• _YOUR GOAL_
Omit all pictures and transcribe only the lines in the entries below that run from the line with "Write a Python" through the line with "from bokeh.resources import INLINE".

======== TASK INPUT ========

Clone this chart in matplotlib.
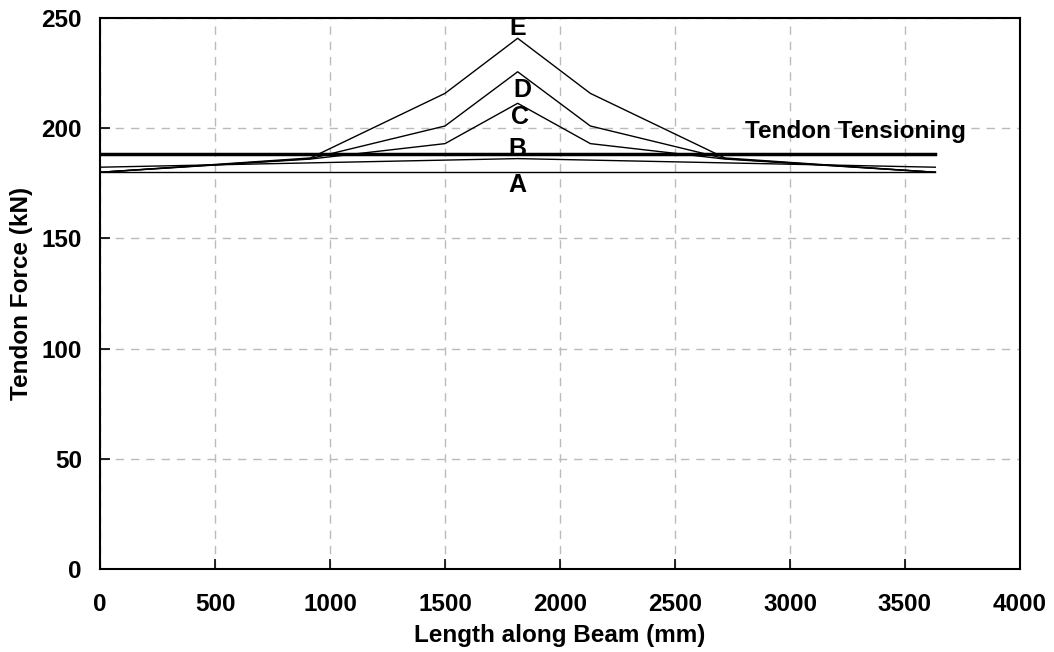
import matplotlib
matplotlib.use('Agg')
import matplotlib.pyplot as plt
import numpy as np

plt.rcParams['font.family'] = ['Liberation Sans', 'DejaVu Sans']
plt.rcParams['font.weight'] = 'bold'

# beam positions (mm)
x_pts = [0, 915, 1500, 1816, 2132, 2717, 3632]
force_c = [180.0, 186.0, 193.0, 211.3, 193.0, 186.0, 180.0]
force_d = [180.0, 186.2, 201.0, 225.6, 201.0, 186.2, 180.0]
force_e = [180.0, 186.5, 215.8, 240.8, 215.8, 186.5, 180.0]

x_ab = [0, 1816, 3632]
force_a = [180.2, 180.2, 180.2]
force_b = [182.3, 186.2, 182.3]

x_tens = [0, 3632]
force_tens = [188.2, 188.2]

labels = ['A', 'B', 'C', 'D', 'E']
label_x = [1816, 1816, 1826, 1835, 1816]
label_y = [174.2, 190.4, 205.2, 217.3, 245.5]

fig = plt.figure(figsize=(10.54, 6.52), dpi=100)
ax = fig.add_axes([0.0949, 0.1273, 0.8728, 0.8451])

ax.plot(x_ab, force_a, color='black', lw=1.0)
ax.plot(x_ab, force_b, color='black', lw=1.0)
ax.plot(x_pts, force_c, color='black', lw=1.0)
ax.plot(x_pts, force_d, color='black', lw=1.0)
ax.plot(x_pts, force_e, color='black', lw=1.0)
ax.plot(x_tens, force_tens, color='black', lw=2.5)

for lab, lx, ly in zip(labels, label_x, label_y):
    ax.text(lx, ly, lab, ha='center', va='center', fontsize=18, fontweight='bold')
ax.text(3283, 198.4, 'Tendon Tensioning', ha='center', va='center',
        fontsize=17.5, fontweight='bold')

ax.set_xlim(0, 4000)
ax.set_ylim(0, 250)
ax.set_xticks(np.arange(0, 4001, 500))
ax.set_yticks(np.arange(0, 251, 50))
ax.grid(True, color='#bbbbbb', linestyle=(0, (6, 5)), lw=1.0)
ax.tick_params(direction='in', length=7, width=1.2, labelsize=17.5)
ax.tick_params(axis='x', pad=17)
ax.tick_params(axis='y', pad=13)
for s in ax.spines.values():
    s.set_linewidth(1.5)

ax.set_xlabel('Length along Beam (mm)', fontsize=17.5, fontweight='bold', labelpad=6)
ax.set_ylabel('Tendon Force (kN)', fontsize=17.5, fontweight='bold', labelpad=6)

fig.savefig('out.png', dpi=100)
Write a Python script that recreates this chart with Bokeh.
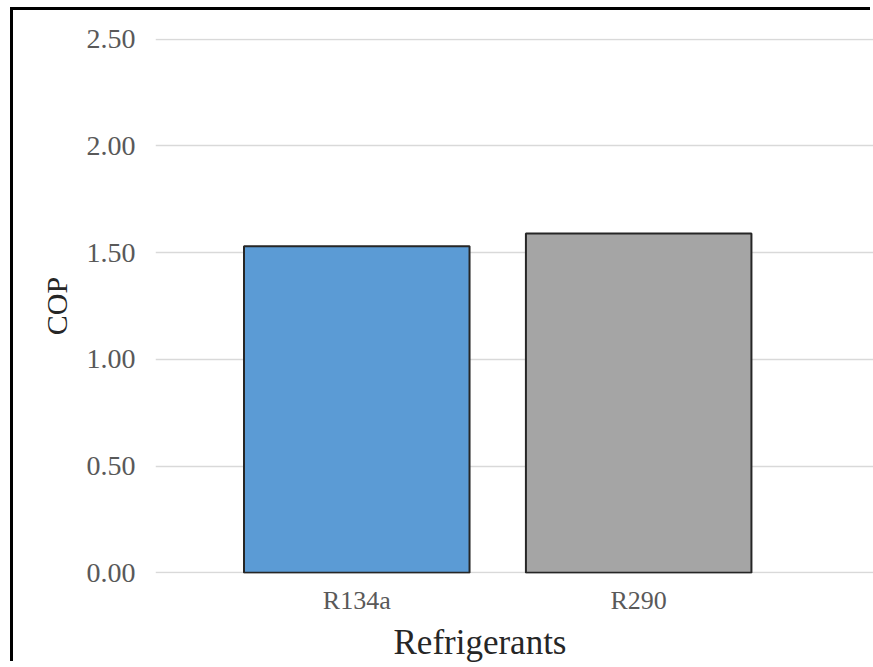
from bokeh.plotting import figure
from bokeh.models import Range1d, FixedTicker, NumeralTickFormatter, Title, ColumnDataSource
from bokeh.embed import file_html
from bokeh.resources import INLINE

# Data
categories = ["R134a", "R290"]
cop_values = [1.53, 1.59]
bar_colors = ["#5B9BD5", "#A5A5A5"]
y_ticks = [0.0, 0.5, 1.0, 1.5, 2.0, 2.5]

positions = list(range(1, len(categories) + 1))
source = ColumnDataSource(dict(x=positions, top=cop_values, color=bar_colors))

p = figure(width=860, height=654, output_backend="svg", toolbar_location=None,
           x_range=Range1d(0.286, 2.833), y_range=Range1d(-0.003, 2.503),
           min_border_left=142, min_border_right=0, min_border_top=28, min_border_bottom=90)

p.vbar(x="x", top="top", width=0.80, bottom=0, source=source,
       fill_color="color", line_color="#262626", line_width=2)

p.outline_line_color = None
p.xgrid.grid_line_color = None
p.ygrid.grid_line_color = "#D9D9D9"
p.ygrid.grid_line_width = 1.5

p.yaxis.ticker = FixedTicker(ticks=y_ticks)
p.yaxis.formatter = NumeralTickFormatter(format="0.00")
p.xaxis.ticker = FixedTicker(ticks=positions)
p.xaxis.major_label_overrides = {pos: cat for pos, cat in zip(positions, categories)}

for ax in (p.xaxis, p.yaxis):
    ax.axis_line_color = None
    ax.major_tick_line_color = None
    ax.minor_tick_line_color = None
    ax.major_label_text_font = "Liberation Serif"
    ax.major_label_text_color = "#595959"

p.yaxis.major_label_text_font_size = "28px"
p.xaxis.major_label_text_font_size = "26px"
p.yaxis.major_label_standoff = 14
p.xaxis.major_label_standoff = 6

p.yaxis.axis_label = "COP"
p.yaxis.axis_label_text_font = "Liberation Serif"
p.yaxis.axis_label_text_font_size = "30px"
p.yaxis.axis_label_text_font_style = "normal"
p.yaxis.axis_label_text_color = "#262626"
p.yaxis.axis_label_standoff = 11

p.add_layout(Title(text="Refrigerants", align="left", offset=238,
                   text_font="Liberation Serif", text_font_size="35px",
                   text_font_style="normal", text_color="#262626", standoff=6), "below")

p.styles = {"margin-top": "10px", "margin-left": "13px",
            "box-shadow": "-3px -3px 0 0 black"}

open("out.html", "w").write(file_html(p, INLINE))
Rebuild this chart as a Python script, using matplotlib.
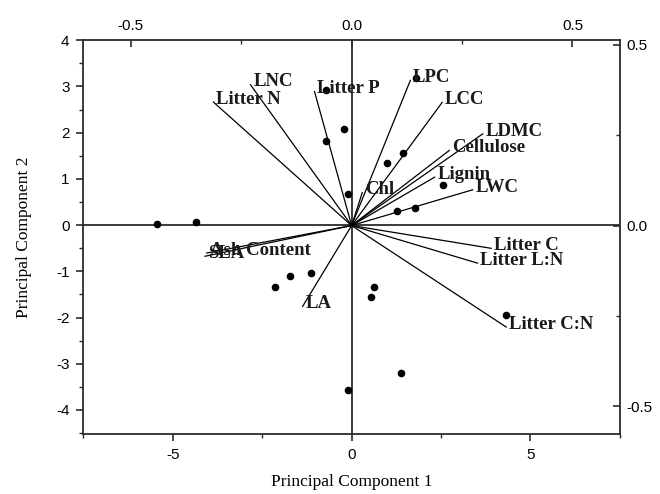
import matplotlib
matplotlib.use("Agg")
import matplotlib.pyplot as plt
from matplotlib.ticker import MultipleLocator, FixedLocator, FormatStrFormatter

plt.rcParams["axes.unicode_minus"] = False

# --- sample scores (PC1, PC2) ---
score_pc1 = [-5.45, -4.35, -2.14, -1.73, -1.14, 0.62, 0.55, -0.10, -0.21, -0.73,
             -0.71, 1.81, 1.43, 1.00, 2.55, 1.27, 1.77, 4.32, 1.37, -0.11]
score_pc2 = [0.03, 0.07, -1.34, -1.11, -1.03, -1.34, -1.56, 0.68, 2.08, 1.82,
             2.92, 3.18, 1.56, 1.35, 0.86, 0.30, 0.36, -1.95, -3.20, -3.56]

# --- variable loadings ---
var_names = ["LPC", "LCC", "LDMC", "Cellulose", "Lignin", "LWC", "Chl",
             "Litter C", "Litter L:N", "Litter C:N", "LA", "Ash Content", "SLA",
             "Litter N", "LNC", "Litter P"]
load_pc1 = [0.133, 0.205, 0.297, 0.221, 0.188, 0.274, 0.024,
            0.316, 0.285, 0.350, -0.111, -0.328, -0.332,
            -0.313, -0.229, -0.084]
load_pc2 = [0.402, 0.341, 0.254, 0.208, 0.134, 0.099, 0.091,
            -0.063, -0.104, -0.281, -0.224, -0.076, -0.085,
            0.342, 0.390, 0.371]

bottom_ticks = [-5, 0, 5]
left_ticks = [-4, -3, -2, -1, 0, 1, 2, 3, 4]
top_ticks = [-0.5, 0.0, 0.5]
right_ticks = [-0.5, 0.0, 0.5]

axis_color = "#2b2b2b"
sans = "Liberation Sans"
serif = "Liberation Serif"

fig = plt.figure(figsize=(6.6, 4.94), dpi=100)
pos = [0.1265, 0.1215, 0.8125, 0.797]
ax = fig.add_axes(pos)

ax.set_xlim(-7.5, 7.5)
ax.set_ylim(-4.52, 4.0)
ax.axhline(0, color=axis_color, lw=1.3, zorder=1)
ax.axvline(0, color=axis_color, lw=1.3, zorder=1)
ax.scatter(score_pc1, score_pc2, s=20, color="black", zorder=4)

ax.xaxis.set_major_locator(FixedLocator(bottom_ticks))
ax.xaxis.set_minor_locator(MultipleLocator(2.5))
ax.yaxis.set_major_locator(FixedLocator(left_ticks))
ax.yaxis.set_minor_locator(MultipleLocator(0.5))
ax.tick_params(axis="both", which="major", direction="out", length=5, width=1.2,
               color=axis_color, labelsize=11, pad=5)
ax.tick_params(axis="both", which="minor", direction="out", length=3, width=1.0,
               color=axis_color)
ax.tick_params(top=False, right=False, which="both")
for lab in ax.get_xticklabels() + ax.get_yticklabels():
    lab.set_fontfamily(sans)
ax.set_xlabel("Principal Component 1", fontfamily=serif, fontsize=12.5, labelpad=9)
ax.set_ylabel("Principal Component 2", fontfamily=serif, fontsize=12.5, labelpad=17)
for sp in ax.spines.values():
    sp.set_color(axis_color)
    sp.set_linewidth(1.3)

# loading axes (top / right)
axl = fig.add_axes(pos)
axl.patch.set_visible(False)
axl.set_xlim(-0.607, 0.607)
axl.set_ylim(-0.577, 0.513)
for sp in axl.spines.values():
    sp.set_visible(False)
axl.xaxis.tick_top()
axl.yaxis.tick_right()
axl.xaxis.set_major_locator(FixedLocator(top_ticks))
axl.xaxis.set_minor_locator(MultipleLocator(0.25))
axl.yaxis.set_major_locator(FixedLocator(right_ticks))
axl.yaxis.set_minor_locator(MultipleLocator(0.25))
axl.xaxis.set_major_formatter(FormatStrFormatter("%.1f"))
axl.yaxis.set_major_formatter(FormatStrFormatter("%.1f"))
axl.tick_params(axis="both", which="major", direction="in", length=5, width=1.2,
                color=axis_color, labelsize=11, pad=5)
axl.tick_params(axis="both", which="minor", direction="in", length=3, width=1.0,
                color=axis_color)
for lab in axl.get_xticklabels() + axl.get_yticklabels():
    lab.set_fontfamily(sans)

for name, lx, ly in zip(var_names, load_pc1, load_pc2):
    axl.plot([0, lx], [0, ly], color="black", lw=0.9, zorder=3)
    axl.annotate(name, (lx, ly), xytext=(2, 2), textcoords="offset points",
                 ha="left", va="center", fontfamily=serif, fontweight="bold",
                 fontsize=13.5, color="#1a1a1a", zorder=5)

fig.savefig("out.png", dpi=100)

========

• _ANSWER TO THIS EXERCISE_
Write a Python script that recreates this chart with Bokeh.
from bokeh.plotting import figure
from bokeh.models import Range1d, FixedTicker, NumeralTickFormatter, Title, ColumnDataSource
from bokeh.embed import file_html
from bokeh.resources import INLINE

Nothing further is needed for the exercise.